A SENIOR Cabinet minister in the Christie administration yesterday confirmed that stakeholders were close to finalising a deal to complete and open the $3.5 billion Baha Mar resort.

On Monday, The Tribune reported that a deal in principal had been struck for the stalled Cable Beach resort between Island Capital Group LLC, a private real estate merchant bank led by Andrew Farkas and partnered by hotel magnate Sol Kerzner, the Export-Import Bank of China and China State Construction Engineering Corporation Ltd.

The Cabinet minister, who did not want to be named, supported the proposed deal and pointed out that Mr Kerzner had both the will power and experience to successfully launch the troubled property.

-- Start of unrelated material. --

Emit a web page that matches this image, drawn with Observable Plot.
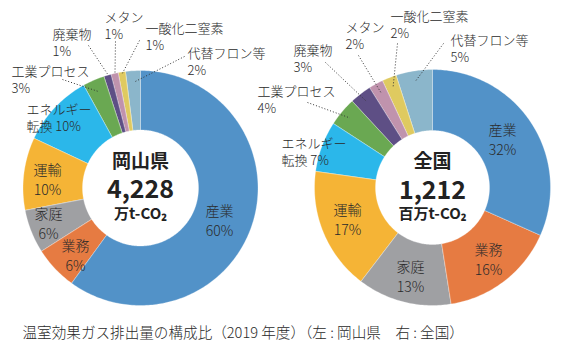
<!DOCTYPE html>
<html><head><meta charset="utf-8">
<script src="https://cdn.jsdelivr.net/npm/d3@7"></script>
<script src="https://cdn.jsdelivr.net/npm/@observablehq/plot@0.6"></script>
<style>body{margin:0;background:#fff}</style>
</head><body><div id="chart"></div>
<script>
// ---- data ----
const categories = ["産業","業務","家庭","運輸","エネルギー転換","工業プロセス","廃棄物","メタン","一酸化二窒素","代替フロン等"];
const okayamaShares = [60, 6, 6, 10, 10, 3, 1, 1, 1, 2];
const nationalShares = [32, 16, 13, 17, 7, 4, 3, 2, 2, 5];
const regionNames = ["岡山県", "全国"];
const totals = ["4,228", "1,212"];
const units = ["万t-CO₂", "百万t-CO₂"];
const caption = "温室効果ガス排出量の構成比（2019 年度）（左 : 岡山県　右 : 全国）";

// ---- style / layout ----
const colors = ["#5292c8","#e67b42","#9fa0a3","#f5b436","#2bb7ea","#6aa852","#5e4f85","#c093ad","#dfca60","#8bb6cb"];
const W = 572, H = 355;
const charts = [
  {cx: 140, cy: 187.5, r0: 58, r1: 117.5, shares: okayamaShares,
   labelPos: [[219,219.5],[75,254],[48,222.5],[47,178],[26,116.5],[11,78.5],[52,41.5],[104,24.5],[145,36],[187,60.5]],
   leaderEnd: [null,null,null,null,null,[62,79],[88,45],[115,41],[139,40],[184,56]],
   leaderR: [0,0,0,0,0,105,119,117,116,106],
   center: [[140,161],[140,189],[140,214]]},
  {cx: 432, cy: 187, r0: 57, r1: 118, shares: nationalShares,
   labelPos: [[502,138],[488,258],[410,275],[347,218],[281,150.5],[257,99],[293,57.5],[345,34.5],[390,23.5],[450,47.5]],
   leaderEnd: [null,null,null,null,null,[307,102],[325,62],[358,55],[397,43],[443,43]],
   leaderR: [0,0,0,0,0,108,108,108,108,108],
   center: [[432,161],[432,190],[432,214]]}
];
const insideCount = 4;

const pt = (c, r, a) => [c.cx + r * Math.sin(a), c.cy - r * Math.cos(a)];
const slices = [], labels = [], leaders = [], centerTexts = [];
charts.forEach((c, ci) => {
  const arcs = d3.pie().sort(null).value(d => d)(c.shares);
  arcs.forEach((a, i) => {
    const n = Math.max(2, Math.ceil((a.endAngle - a.startAngle) / (Math.PI / 180)) + 1);
    const ring = [];
    for (let k = 0; k < n; k++) ring.push(pt(c, c.r1, a.startAngle + (a.endAngle - a.startAngle) * k / (n - 1)));
    for (let k = n - 1; k >= 0; k--) ring.push(pt(c, c.r0, a.startAngle + (a.endAngle - a.startAngle) * k / (n - 1)));
    ring.push(ring[0]);
    slices.push({type: "Feature", properties: {cat: categories[i]}, geometry: {type: "Polygon", coordinates: [ring]}});
    const cat = categories[i], v = c.shares[i];
    const text = cat === "エネルギー転換" ? `エネルギー\n転換 ${v}%` : `${cat}\n${v}%`;
    labels.push({text, x: c.labelPos[i][0], y: c.labelPos[i][1], inside: i < insideCount});
    if (c.leaderEnd[i]) {
      const mid = (a.startAngle + a.endAngle) / 2;
      const p = pt(c, c.leaderR[i], mid);
      leaders.push({x1: c.leaderEnd[i][0], y1: c.leaderEnd[i][1], x2: p[0], y2: p[1]});
    }
  });
  centerTexts.push({text: regionNames[ci], x: c.center[0][0], y: c.center[0][1], size: 19});
  centerTexts.push({text: totals[ci], x: c.center[1][0], y: c.center[1][1], size: 25});
  centerTexts.push({text: units[ci], x: c.center[2][0], y: c.center[2][1], size: 15});
});

const font = "'Noto Sans CJK JP', 'Noto Sans', sans-serif";
const plot = Plot.plot({
  width: W, height: H, margin: 0,
  style: {fontFamily: font, background: "#fff"},
  projection: {type: "identity", domain: {type: "Polygon", coordinates: [[[0,0],[W,0],[W,H],[0,H],[0,0]]]}},
  color: {domain: categories, range: colors},
  marks: [
    Plot.geo(slices, {fill: d => d.properties.cat, stroke: "#fff", strokeWidth: 0.3}),
    Plot.link(leaders, {x1: "x1", y1: "y1", x2: "x2", y2: "y2", stroke: "#333", strokeWidth: 1, strokeDasharray: "1,2"}),
    Plot.text(labels.filter(d => d.inside), {x: "x", y: "y", text: "text", fontSize: 14, fontWeight: 300, lineHeight: 1.4, fill: "#2a2a2a", textAnchor: "middle", lineAnchor: "middle"}),
    Plot.text(labels.filter(d => !d.inside), {x: "x", y: "y", text: "text", fontSize: 13, fontWeight: 300, lineHeight: 1.3, fill: "#2a2a2a", textAnchor: "start", lineAnchor: "middle"}),
    Plot.text(centerTexts, {x: "x", y: "y", text: "text", fontSize: d => d.size, fontWeight: "bold", fill: "#222", textAnchor: "middle", lineAnchor: "middle"}),
    Plot.text([caption], {x: () => 22, y: () => 333, text: d => d, fontSize: 14.6, fontWeight: 300, fill: "#2a2a2a", textAnchor: "start", lineAnchor: "middle"})
  ]
});
document.getElementById("chart").appendChild(plot);
</script>
</body></html>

Mr Kerzner, 80, has been credited with the transformation of the Atlantis resort on Paradise Island after acquiring it in 1994, and is the former owner of the One&Only luxury resort chain.

He sold the Atlantis resort to Brookfield Asset Management in 2012 and retired from the hotel industry last year.

The Cabinet minister said the 80-year-old South African-born hotelier had invaluable experience with the hotel industry and culture of the Bahamas.

“I do feel so sorry for (Baha Mar CEO Sarkis) Izmirlian, he had great ideas, great vision, but to be honest he was out of it since the Delaware court threw out his bankruptcy application,” the Cabinet minister said. “When he did that, that was it, he couldn’t meet his obligations. I don’t think the Chinese want to keep the hotel, I think they want to find an investor to buy it but it needs to be opened.”

The Tribune understands that representatives from Island Capital Group have been in Beijing working out the details of the agreement, which is awaiting final approval. The final aim is reportedly to analyse the debts, contracts and other financing needs in a bid to make the resort ready for its long-delayed grand opening over the next six to nine months.

This will ultimately lead to the two billionaire investors being exclusively responsible for the restructuring, financing, completion, opening and operating of the beleaguered $3.5 billion resort on Cable Beach, The Tribune understands.

Baha Mar filed for Chapter 11 bankruptcy protection in a US Bankruptcy Court for 15 of its companies on June 29.

However, in September, a US judge threw out the Chapter 11 cases for Baha Mar’s Bahamian companies.

On September 4, Edmund Rahming of KRyS Global, Mark Nicholas Cropper and Alastair Beveridge of AlixPartners Services UK were appointed as joint provisional liquidators and given the task of overseeing the company. In October, they received approval from the Supreme Court to make 2,020 Baha Mar employees redundant due to the resort’s insolvency.

On October 30, the Export Import Bank of China, Baha Mar’s secured creditor via its $2.45 billion mortgage debenture, obtained Supreme Court approval to appoint the Deloitte & Touche accounting firm as receivers for the troubled project.

Raymond Winder, the firm’s Bahamas managing partner, and two colleagues from Deloitte’s Beijing office, have been selected as receivers for the mega resort.

The resort was originally scheduled to open in December 2014.